Portland Mayor Ethan Strimling delivered the final State of the City address of his four-year term Monday night, and he shot for the stars.
While he did use the spotlight to retread some familiar ground, he also announced goals that, if reached — and that’s a big “if” — would make Maine’s largest city a very different place in the coming years.
The annual speech has served as a platform for the mayor to launch new initiatives in a community that’s often a bellwether for the rest of the state.
Some of what Strimling announced Monday night did not come as a surprise. The mayor called for publicly funded political campaigns at the local level, like a municipal version of the state’s Clean Election fund, and new rules for lobbyist disclosures, as expected.

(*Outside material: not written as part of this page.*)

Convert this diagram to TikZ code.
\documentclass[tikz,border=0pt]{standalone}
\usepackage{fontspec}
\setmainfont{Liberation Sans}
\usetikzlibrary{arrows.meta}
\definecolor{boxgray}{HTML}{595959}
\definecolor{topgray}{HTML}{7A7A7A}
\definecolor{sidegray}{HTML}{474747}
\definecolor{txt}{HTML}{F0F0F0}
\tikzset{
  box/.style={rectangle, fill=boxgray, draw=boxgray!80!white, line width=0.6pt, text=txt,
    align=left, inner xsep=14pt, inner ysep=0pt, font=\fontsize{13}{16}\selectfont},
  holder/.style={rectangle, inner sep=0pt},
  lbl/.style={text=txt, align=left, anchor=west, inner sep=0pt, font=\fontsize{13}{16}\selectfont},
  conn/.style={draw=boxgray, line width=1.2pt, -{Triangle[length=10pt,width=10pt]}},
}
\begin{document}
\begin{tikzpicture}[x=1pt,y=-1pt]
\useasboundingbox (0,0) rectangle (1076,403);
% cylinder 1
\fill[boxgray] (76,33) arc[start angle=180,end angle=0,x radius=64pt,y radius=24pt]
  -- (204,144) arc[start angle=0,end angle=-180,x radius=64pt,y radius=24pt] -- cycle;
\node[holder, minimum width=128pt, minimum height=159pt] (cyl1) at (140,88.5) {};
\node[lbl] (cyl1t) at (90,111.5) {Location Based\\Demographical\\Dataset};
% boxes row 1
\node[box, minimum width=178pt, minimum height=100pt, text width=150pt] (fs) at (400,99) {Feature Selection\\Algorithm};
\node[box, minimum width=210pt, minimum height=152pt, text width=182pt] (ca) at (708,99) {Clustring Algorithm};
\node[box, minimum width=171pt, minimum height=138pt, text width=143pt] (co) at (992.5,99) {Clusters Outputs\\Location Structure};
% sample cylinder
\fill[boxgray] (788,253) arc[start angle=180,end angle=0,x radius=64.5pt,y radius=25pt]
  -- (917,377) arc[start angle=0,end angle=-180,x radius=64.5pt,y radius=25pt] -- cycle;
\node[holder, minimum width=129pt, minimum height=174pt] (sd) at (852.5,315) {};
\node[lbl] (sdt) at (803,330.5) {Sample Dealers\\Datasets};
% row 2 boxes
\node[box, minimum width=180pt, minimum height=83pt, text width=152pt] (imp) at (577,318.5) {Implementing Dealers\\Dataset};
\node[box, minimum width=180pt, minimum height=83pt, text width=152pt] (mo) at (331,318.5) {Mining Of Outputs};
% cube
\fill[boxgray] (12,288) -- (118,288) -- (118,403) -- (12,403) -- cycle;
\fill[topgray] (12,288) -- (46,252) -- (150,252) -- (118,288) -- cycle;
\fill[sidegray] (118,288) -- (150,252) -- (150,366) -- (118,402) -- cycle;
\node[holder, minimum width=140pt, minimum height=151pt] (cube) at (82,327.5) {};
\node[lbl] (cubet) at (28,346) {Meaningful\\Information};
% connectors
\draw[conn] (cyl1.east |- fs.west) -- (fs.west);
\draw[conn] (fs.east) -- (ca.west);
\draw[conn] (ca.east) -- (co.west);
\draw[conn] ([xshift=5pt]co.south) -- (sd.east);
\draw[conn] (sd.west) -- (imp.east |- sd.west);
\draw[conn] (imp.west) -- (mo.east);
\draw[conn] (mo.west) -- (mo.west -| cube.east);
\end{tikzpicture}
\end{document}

Those are significant initiatives and Portland would be the first municipality in the state to implement them, if it does.
Posted by City of Portland, Maine on Monday, January 14, 2019
He also reiterated his strong support for a number of other proposals that are already being pursued at one level or another in Portland: Voting rights for noncitizens living here legally, requiring city contractors to pay living wages, and mandating that employers provide paid sick leave for workers.
The mayor also pushed for the city to finally install universal pre-kindergarten classes for the city’s four-year-olds, which has long lingered on Portland’s wish list, and more protections for tenants, including 90-day notices before evictions and requirements that landlords accept low-income housing vouchers.
Nobody who has been following local politics for the past year or two should have been surprised by Strimling’s mention of any of those causes, which have come up before.
But he added some new, big and — in some cases — expensive things to his to-do list for 2019.
Here are the most striking ones:
Make all Portland schools solar-powered
Strimling got a big applause when he mentioned the city’s 2,800-panel solar array at the former Ocean Avenue landfill that went online last month.
But, he said, “that’s not even the tip of the melting iceberg of what we can and must do.”
The mayor said he wants to work with local Casco Bay High School students to install six more solar arrays on city schools, which he said would produce enough energy to “reduce the carbon footprint of our schools to almost zero.”
Bring in light rail for commuters
Strimling said he wants to get cars off the road. To do that, he said he wants to buy 15 more buses for the METRO fleet. That would have buses arriving at the most popular downtown stops every 15 minutes, a frequency that studies show is necessary to increase ridership, he said.
Currently, there are stretches when riders must wait an hour for a bus to arrive, the mayor said.
But he didn’t stop at proposing to buy buses. Strimling also said he wants to bring back commuter trains. He said he wants to spend 2019 studying the feasibility of restoring train service to the eastern waterfront, which could open up commuting lines at least to Falmouth.
“We have the rails, we have the bridge,” he said, adding that hybrid electric rail cars could remove between 600 and 800 cars from the congested Commercial Street corridor that has vexed waterfront workers and city officials alike.
Rename a school after Gerald Talbot
Gerald Talbot, 88, was a trailblazer in Portland and in the state. He took part in the 1963 March on Washington in which the Rev. Martin Luther King, Jr., delivered his famous “I Have A Dream” speech.
He was the first African American elected to the Maine House of Representatives in 1972 and helped found the local chapter of the NAACP. He sponsored a bill to remove racial epithets from 12 place names in Maine.
On Monday night, Strimling said he wants to rename a Portland school for Talbot, a proposal that received a big applause from the assembled crowd. The mayor said he asked Talbot and school leaders before making the proposal, but he didn’t say which school should be renamed.
The city in the fall opened the new Amanda C. Rowe Elementary School, named for the late longtime school nurse who advocated for an HIV-positive child during the AIDS scare and pushed for life-saving defibrillators in the buildings, among other things.
Voters in 2017 approved a $64 million bond to renovate four other deteriorating schools in the city. Several schools in the city have not yet been named for people, including Ocean Avenue Elementary School and the East End Community School.
At least as delivered Monday night, Strimling didn’t propose a specific revenue stream to fund some of the more ambitious proposals on the list.
He said before the address, however, that he intended for the details of his proposals to be worked out with the City Council and other stakeholders. A Clean Election fund could cost hundreds of thousands of dollars per year, and any solar array of similar size to the recently activated landfill project could cost more than $1.5 million. Buses aren’t cheap, either, costing hundreds of thousands of dollars apiece.
All of this work could fit into a bond smaller than the one Portland voters approved two years ago to rebuild local schools, for what it’s worth. Also, Strimling could look for creative ways to pay for projects by partnering with industry leaders who would accept payback over time, as the city did with ReVision Energy on the aforementioned landfill solar array.